Twenty years ago, parents often did not know if their child had a mild or moderate hearing loss until they were two or three-years-old. Today Baystate’s Newborn Screening Program can detect even the mildest hearing loss – and provides parents with a follow-up plan – before their newborn leaves the hospital.

“Those first years are so important developmentally,” says Barbara Morris, AuD, PASC, who coordinates the Newborn Hearing Screening Programs at Baystate Medical Center and Baystate Franklin Medical Center. “Babies begin to hear in utero and are already picking up familiar sounds and even dialect patterns. When they have any hearing loss, they are missing out on crucial speech, language, and learning concepts.”

All babies born in Massachusetts hospitals have their hearing screened before going home. Baystate Health hospitals have screened thousands of babies for hearing loss since the program began in the late 1990s. More than 185 newborns at Baystate Medical Center and Baystate Franklin Medical Center have been identified with hearing loss.

How Newborn Hearing Screening Works

Surgical technologists, phlebotomists, patient care technicians and nurses perform the screening while a baby is sleeping using an automated screening device called the “ALGO.” The screener places small stick-on electrodes on the baby’s forehead, nape of the neck, and cheek, and small stick-on headphones on each ear. The ALGO delivers soft clicking sounds and the computer measures the baby’s brainstem response to the sound.

Babies either pass or receive a referral to follow-up as an outpatient in a few weeks. In many cases, babies go on to pass the re-screening. Those who don’t are referred for diagnostic testing through Baystate's audiology and hearing services or other sites. 

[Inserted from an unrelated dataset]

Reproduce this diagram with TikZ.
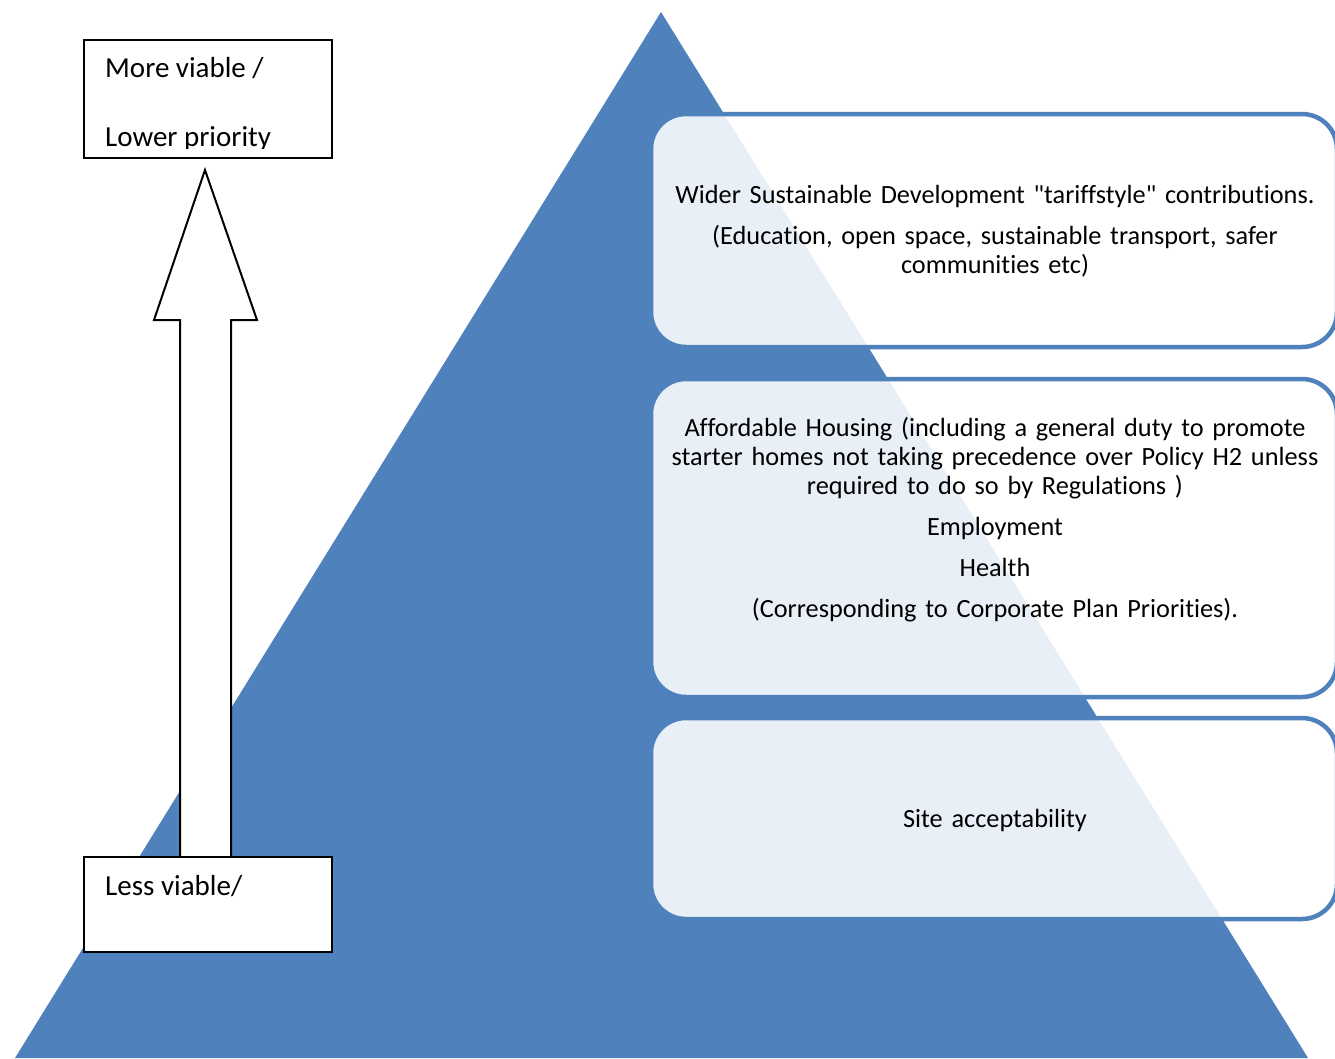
\documentclass[tikz,border=0pt]{standalone}
\usepackage{fontspec}
\setmainfont{Carlito}[Ligatures={NoCommon,TeXOff}]
\definecolor{ofblue}{RGB}{79,129,189}
\tikzset{
  pyr/.style={fill=ofblue, draw=none},
  tierbox/.style={draw=ofblue, line width=4.5pt, fill=white, fill opacity=0.88, rounded corners=35pt},
  tiertext/.style={text width=680pt, align=center, anchor=base, inner sep=0pt, text=black,
     font=\fontsize{26.3}{29}\selectfont},
  leftbox/.style={draw=black, line width=2pt, fill=white},
  lefttext/.style={anchor=base west, inner sep=0pt, font=\fontsize{29}{34}\selectfont},
  blockarrow/.style={draw=black, line width=2pt, fill=white, line join=miter}
}
\begin{document}
\begin{tikzpicture}[x=1pt, y=-1pt]
\clip (0,0) rectangle (1335,1058);
\fill[white] (0,0) rectangle (1335,1058);
% pyramid
\fill[pyr] (661,12) -- (1308,1058) -- (15,1058) -- cycle;
% tier boxes
\path[tierbox] (651,114) rectangle (1337,347);
\path[tierbox] (651,379) rectangle (1337,697);
\path[tierbox] (651,718) rectangle (1337,919);
\node[tiertext] (t1) at (995,203) {Wider Sustainable Development "tariffstyle" contributions.\\[12pt]
(Education, open space, sustainable transport, safer\\communities etc)};
\node[tiertext] (t2) at (995,436) {Affordable Housing (including a general duty to promote\\
starter homes not taking precedence over Policy H2 unless\\
required to do so by Regulations )\\[12pt]
Employment\\[12pt]
Health\\[12pt]
(Corresponding to Corporate Plan Priorities).};
\node[tiertext] (t3) at (995,827) {Site acceptability};
% block arrow
\path[blockarrow] (180,857) -- (180,320) -- (154,320) -- (205,170) -- (257,320) -- (231,320) -- (231,857);
% left boxes
\path[leftbox] (84,40) rectangle (332,158);
\path[leftbox] (84,857) rectangle (332,952);
\node[lefttext] (more) at (105,77) {More viable /};
\begin{scope}
\clip (86,42) rectangle (330,148);
\node[lefttext] (lower) at (105,146) {Lower priority};
\end{scope}
\node[lefttext] (less) at (105,895) {Less viable/};
\end{tikzpicture}
\end{document}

If a hearing loss is confirmed, audiologists work as a team with the baby’s family and begin on the path to receive hearing aids or other support, often by the time the child is just a few months old.

Parental Follow-Through is Key

“It’s hard to tell parents their baby has a hearing loss, but we can also tell them there’s something we can do about it,” says Morris, who has been in the audiology field for over 35 years and first started at Baystate Franklin in 1979.

Parental follow-through, Morris emphasizes, is key to a patient’s success. “Children who are identified with hearing loss at birth, show up for all their appointments, wear their hearing aids or cochlear implants consistently, get good early intervention, and receive needed support services in school will do just as well as their normal hearing peers,” she says. 

Nationally, the follow-up rate for babies leaving the hospital with a “refer” is less than 50%. Morris says, “We are very proud that 100% of our parents at Baystate Medical Center and Baystate Franklin follow up.” 

She recalls a boy identified at birth at Baystate Franklin with moderate hearing loss who is now 17 years old. “He’s one of those kids we wouldn’t have found until he was two. Now he’s an honor student about to graduate high school, and is doing great.”